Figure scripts
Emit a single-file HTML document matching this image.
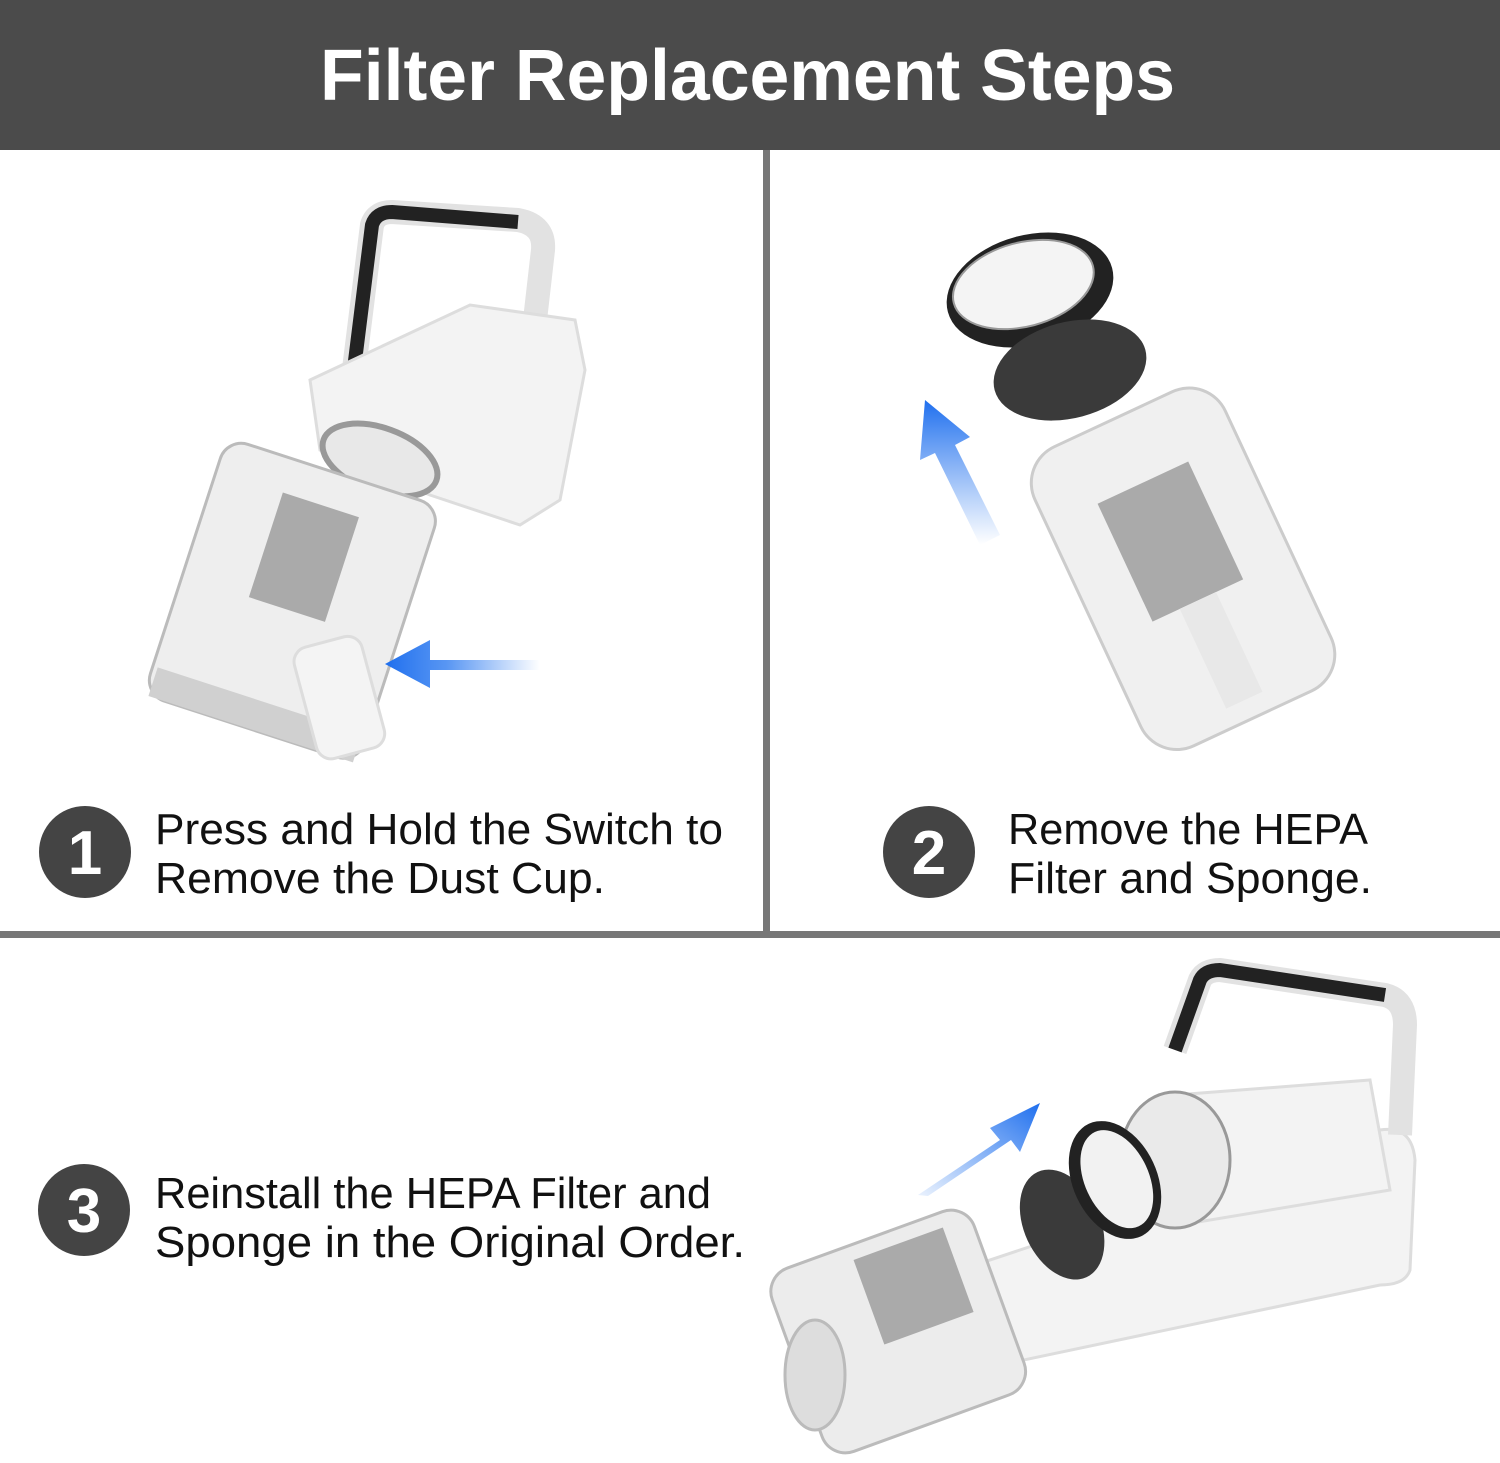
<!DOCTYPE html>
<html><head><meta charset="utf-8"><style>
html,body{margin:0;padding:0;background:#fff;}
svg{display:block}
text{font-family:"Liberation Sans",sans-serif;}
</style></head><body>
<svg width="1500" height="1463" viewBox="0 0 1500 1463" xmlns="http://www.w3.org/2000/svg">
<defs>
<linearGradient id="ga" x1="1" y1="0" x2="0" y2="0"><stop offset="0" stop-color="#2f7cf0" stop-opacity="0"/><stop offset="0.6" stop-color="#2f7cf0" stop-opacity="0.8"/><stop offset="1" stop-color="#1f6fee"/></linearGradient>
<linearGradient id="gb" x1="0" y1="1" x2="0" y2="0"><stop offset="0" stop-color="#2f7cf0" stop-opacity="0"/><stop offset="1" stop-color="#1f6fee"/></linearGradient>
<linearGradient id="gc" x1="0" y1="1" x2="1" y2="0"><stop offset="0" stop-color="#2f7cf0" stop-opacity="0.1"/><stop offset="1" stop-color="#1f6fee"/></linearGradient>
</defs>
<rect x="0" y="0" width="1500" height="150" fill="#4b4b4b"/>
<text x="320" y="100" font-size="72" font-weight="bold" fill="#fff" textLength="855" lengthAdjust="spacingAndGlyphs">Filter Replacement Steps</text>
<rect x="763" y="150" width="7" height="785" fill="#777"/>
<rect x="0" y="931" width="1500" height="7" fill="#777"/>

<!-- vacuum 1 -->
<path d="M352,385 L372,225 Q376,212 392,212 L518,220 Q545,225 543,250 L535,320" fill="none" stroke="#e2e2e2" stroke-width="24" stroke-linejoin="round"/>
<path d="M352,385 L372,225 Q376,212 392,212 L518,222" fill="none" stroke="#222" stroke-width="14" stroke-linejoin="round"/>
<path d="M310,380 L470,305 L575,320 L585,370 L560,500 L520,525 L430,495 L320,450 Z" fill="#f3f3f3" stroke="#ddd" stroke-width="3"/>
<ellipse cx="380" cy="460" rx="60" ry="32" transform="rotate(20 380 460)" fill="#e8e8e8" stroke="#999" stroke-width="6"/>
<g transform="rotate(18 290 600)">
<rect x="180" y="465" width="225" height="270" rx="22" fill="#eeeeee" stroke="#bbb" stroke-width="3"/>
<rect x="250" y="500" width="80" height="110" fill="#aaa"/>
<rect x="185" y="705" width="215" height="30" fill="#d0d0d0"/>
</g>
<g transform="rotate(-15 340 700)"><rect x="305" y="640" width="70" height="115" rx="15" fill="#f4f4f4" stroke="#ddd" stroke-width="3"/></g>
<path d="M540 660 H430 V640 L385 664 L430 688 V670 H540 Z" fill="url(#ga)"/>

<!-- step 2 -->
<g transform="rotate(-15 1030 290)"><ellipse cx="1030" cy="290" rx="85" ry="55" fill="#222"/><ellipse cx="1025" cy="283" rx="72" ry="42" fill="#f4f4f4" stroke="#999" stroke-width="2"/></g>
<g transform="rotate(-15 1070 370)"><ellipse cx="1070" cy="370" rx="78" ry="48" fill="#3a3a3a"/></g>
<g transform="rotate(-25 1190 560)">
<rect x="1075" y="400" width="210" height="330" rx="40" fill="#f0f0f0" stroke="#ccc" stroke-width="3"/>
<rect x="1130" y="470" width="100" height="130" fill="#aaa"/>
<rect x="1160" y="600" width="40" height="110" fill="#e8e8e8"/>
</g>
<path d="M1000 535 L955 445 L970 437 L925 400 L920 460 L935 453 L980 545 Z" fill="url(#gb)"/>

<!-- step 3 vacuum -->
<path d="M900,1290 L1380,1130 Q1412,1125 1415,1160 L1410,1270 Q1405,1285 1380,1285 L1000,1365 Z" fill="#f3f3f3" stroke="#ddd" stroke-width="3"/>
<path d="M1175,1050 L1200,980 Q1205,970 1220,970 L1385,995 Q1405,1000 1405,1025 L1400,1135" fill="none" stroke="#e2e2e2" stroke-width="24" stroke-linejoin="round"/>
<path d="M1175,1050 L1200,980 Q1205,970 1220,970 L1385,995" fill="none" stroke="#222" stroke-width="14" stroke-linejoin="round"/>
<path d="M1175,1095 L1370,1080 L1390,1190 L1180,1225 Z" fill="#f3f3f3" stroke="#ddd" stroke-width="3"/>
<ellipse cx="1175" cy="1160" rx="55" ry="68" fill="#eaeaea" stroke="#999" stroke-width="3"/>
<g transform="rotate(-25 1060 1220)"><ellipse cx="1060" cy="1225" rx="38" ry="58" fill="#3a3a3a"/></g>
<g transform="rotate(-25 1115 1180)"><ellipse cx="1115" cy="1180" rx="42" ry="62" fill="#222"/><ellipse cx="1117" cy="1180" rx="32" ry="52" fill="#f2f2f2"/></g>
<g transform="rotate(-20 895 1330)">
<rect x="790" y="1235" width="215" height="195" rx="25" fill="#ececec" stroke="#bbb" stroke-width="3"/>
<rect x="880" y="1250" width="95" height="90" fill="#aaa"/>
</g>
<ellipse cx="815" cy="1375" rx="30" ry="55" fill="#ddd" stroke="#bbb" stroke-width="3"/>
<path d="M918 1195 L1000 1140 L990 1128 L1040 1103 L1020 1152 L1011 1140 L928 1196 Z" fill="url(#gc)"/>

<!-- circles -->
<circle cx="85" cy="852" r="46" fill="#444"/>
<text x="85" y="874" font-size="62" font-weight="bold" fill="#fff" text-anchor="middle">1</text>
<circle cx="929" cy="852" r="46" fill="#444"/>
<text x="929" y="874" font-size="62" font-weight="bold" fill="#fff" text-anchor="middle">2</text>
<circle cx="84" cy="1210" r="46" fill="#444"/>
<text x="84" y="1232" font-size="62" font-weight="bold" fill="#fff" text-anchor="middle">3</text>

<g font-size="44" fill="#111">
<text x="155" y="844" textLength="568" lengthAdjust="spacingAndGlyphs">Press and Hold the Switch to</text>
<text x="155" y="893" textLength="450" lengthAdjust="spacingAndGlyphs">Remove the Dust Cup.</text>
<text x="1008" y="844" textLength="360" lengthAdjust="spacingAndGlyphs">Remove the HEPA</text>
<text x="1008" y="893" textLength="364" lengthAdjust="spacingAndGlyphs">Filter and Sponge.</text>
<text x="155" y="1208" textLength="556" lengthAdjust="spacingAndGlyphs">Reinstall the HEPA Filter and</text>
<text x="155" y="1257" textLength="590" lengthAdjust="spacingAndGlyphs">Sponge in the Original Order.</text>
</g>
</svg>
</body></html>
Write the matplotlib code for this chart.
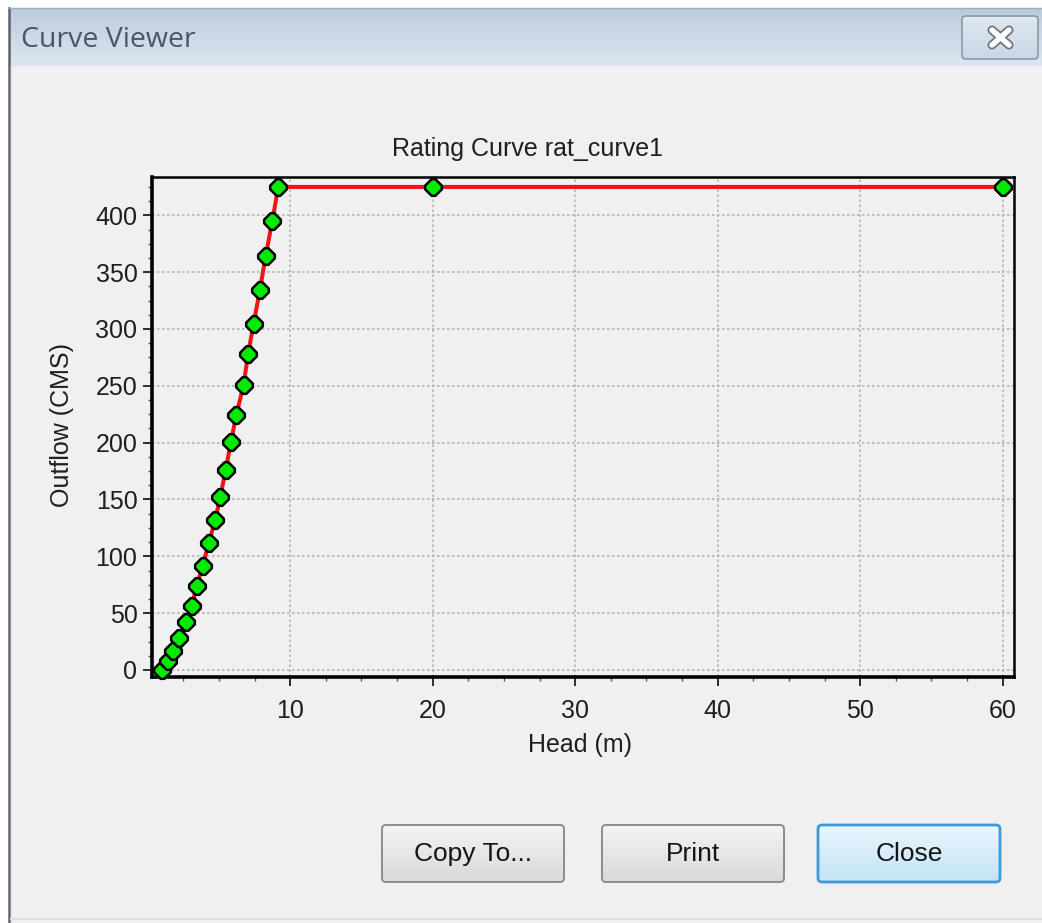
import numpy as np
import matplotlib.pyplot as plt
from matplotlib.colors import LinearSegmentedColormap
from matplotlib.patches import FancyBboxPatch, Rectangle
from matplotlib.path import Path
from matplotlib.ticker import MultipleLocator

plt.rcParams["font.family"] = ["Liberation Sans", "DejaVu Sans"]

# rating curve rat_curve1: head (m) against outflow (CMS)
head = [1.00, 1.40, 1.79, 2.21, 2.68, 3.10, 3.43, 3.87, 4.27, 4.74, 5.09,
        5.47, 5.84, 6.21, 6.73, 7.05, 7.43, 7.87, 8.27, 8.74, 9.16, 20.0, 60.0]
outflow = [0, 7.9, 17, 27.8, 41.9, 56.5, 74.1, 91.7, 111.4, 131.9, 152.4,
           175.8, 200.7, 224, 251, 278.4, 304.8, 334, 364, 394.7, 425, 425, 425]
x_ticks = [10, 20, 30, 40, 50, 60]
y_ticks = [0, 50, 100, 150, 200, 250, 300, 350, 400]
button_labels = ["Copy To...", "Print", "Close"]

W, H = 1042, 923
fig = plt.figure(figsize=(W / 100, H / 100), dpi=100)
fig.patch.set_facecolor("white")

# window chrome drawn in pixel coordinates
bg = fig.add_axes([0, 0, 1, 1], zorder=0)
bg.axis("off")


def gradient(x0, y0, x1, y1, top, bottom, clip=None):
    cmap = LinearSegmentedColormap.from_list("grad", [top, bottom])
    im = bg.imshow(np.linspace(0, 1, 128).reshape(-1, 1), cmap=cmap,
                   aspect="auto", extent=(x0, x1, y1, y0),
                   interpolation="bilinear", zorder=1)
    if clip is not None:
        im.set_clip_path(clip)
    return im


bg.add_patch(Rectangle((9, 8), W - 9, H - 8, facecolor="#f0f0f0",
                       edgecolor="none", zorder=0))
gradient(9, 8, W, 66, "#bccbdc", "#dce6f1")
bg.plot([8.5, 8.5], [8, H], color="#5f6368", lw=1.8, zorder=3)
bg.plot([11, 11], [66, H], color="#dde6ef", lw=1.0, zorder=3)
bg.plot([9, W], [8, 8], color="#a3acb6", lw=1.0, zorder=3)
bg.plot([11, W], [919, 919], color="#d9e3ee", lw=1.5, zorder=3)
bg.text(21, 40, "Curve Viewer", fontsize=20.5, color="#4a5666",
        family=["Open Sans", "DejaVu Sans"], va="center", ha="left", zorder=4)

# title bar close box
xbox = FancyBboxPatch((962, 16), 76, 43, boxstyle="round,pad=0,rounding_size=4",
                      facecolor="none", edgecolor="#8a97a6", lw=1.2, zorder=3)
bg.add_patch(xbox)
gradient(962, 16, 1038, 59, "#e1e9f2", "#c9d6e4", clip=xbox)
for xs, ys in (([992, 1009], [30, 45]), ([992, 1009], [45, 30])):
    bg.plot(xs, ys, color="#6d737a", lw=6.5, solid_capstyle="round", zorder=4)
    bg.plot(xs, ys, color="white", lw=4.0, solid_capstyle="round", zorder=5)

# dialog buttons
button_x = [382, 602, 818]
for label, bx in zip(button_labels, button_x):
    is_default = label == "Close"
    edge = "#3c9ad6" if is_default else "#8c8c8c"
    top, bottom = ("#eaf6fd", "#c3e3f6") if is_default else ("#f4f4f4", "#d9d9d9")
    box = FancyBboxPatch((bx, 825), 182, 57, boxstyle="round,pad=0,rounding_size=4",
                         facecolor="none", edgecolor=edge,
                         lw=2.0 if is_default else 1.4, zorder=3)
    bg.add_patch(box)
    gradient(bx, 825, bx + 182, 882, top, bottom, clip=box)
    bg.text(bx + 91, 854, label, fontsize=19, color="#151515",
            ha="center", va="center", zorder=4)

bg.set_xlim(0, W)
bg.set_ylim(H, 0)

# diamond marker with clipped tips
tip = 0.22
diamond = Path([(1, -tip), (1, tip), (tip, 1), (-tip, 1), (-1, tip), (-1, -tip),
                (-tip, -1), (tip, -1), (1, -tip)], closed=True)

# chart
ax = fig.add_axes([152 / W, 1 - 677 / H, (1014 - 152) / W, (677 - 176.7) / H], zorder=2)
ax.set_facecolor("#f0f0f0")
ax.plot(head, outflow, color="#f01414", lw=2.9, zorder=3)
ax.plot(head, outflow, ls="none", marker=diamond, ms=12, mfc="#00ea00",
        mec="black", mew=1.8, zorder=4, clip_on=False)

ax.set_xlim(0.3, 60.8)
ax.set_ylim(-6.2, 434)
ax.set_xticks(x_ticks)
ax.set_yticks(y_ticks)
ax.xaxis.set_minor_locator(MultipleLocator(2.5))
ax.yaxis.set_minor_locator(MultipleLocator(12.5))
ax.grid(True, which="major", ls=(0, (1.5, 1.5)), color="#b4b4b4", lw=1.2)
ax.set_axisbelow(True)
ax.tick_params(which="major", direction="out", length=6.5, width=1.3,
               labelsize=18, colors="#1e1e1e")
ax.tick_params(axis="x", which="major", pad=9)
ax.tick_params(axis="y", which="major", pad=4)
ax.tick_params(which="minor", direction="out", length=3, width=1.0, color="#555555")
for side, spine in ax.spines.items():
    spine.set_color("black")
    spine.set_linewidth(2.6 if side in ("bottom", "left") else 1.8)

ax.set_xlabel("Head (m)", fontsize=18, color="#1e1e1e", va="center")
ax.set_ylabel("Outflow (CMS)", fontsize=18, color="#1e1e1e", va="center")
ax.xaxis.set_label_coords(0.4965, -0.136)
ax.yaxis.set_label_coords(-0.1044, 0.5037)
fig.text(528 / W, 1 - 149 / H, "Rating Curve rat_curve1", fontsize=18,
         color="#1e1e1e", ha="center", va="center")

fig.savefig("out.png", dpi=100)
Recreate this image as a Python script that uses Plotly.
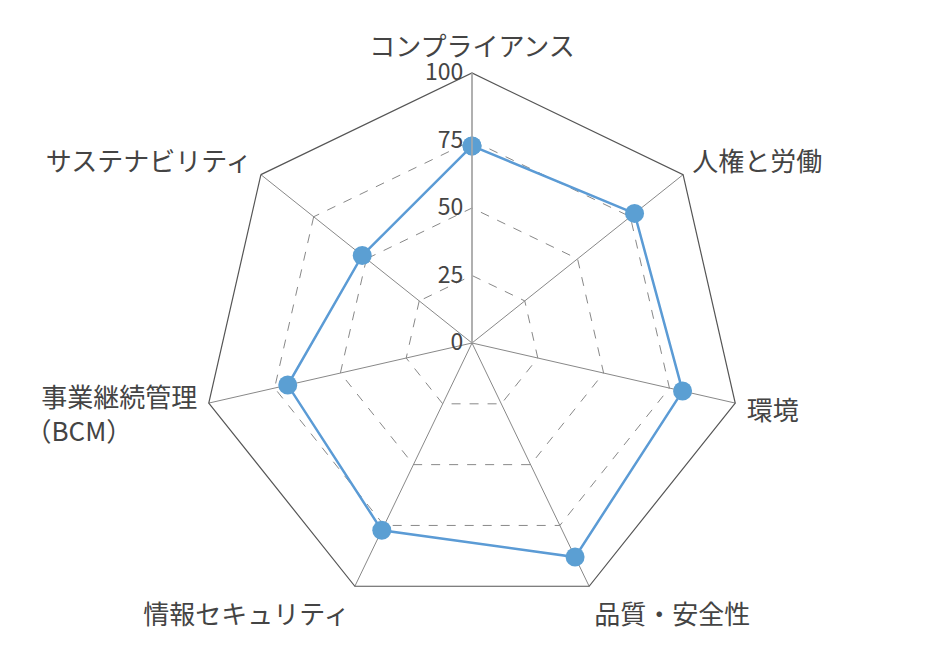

_STATED TASK_:
From the records above, transcribe exactly the lines starting at the one containing "Write the matplotlib code for this chart." and ending at the one containing "from matplotlib.ticker import MultipleLocator". Skip the pictures.

_EXPECTED ANSWER_:
Write the matplotlib code for this chart.
import numpy as np
import matplotlib.pyplot as plt
from matplotlib.colors import LinearSegmentedColormap
from matplotlib.patches import FancyBboxPatch, Rectangle
from matplotlib.path import Path
from matplotlib.ticker import MultipleLocator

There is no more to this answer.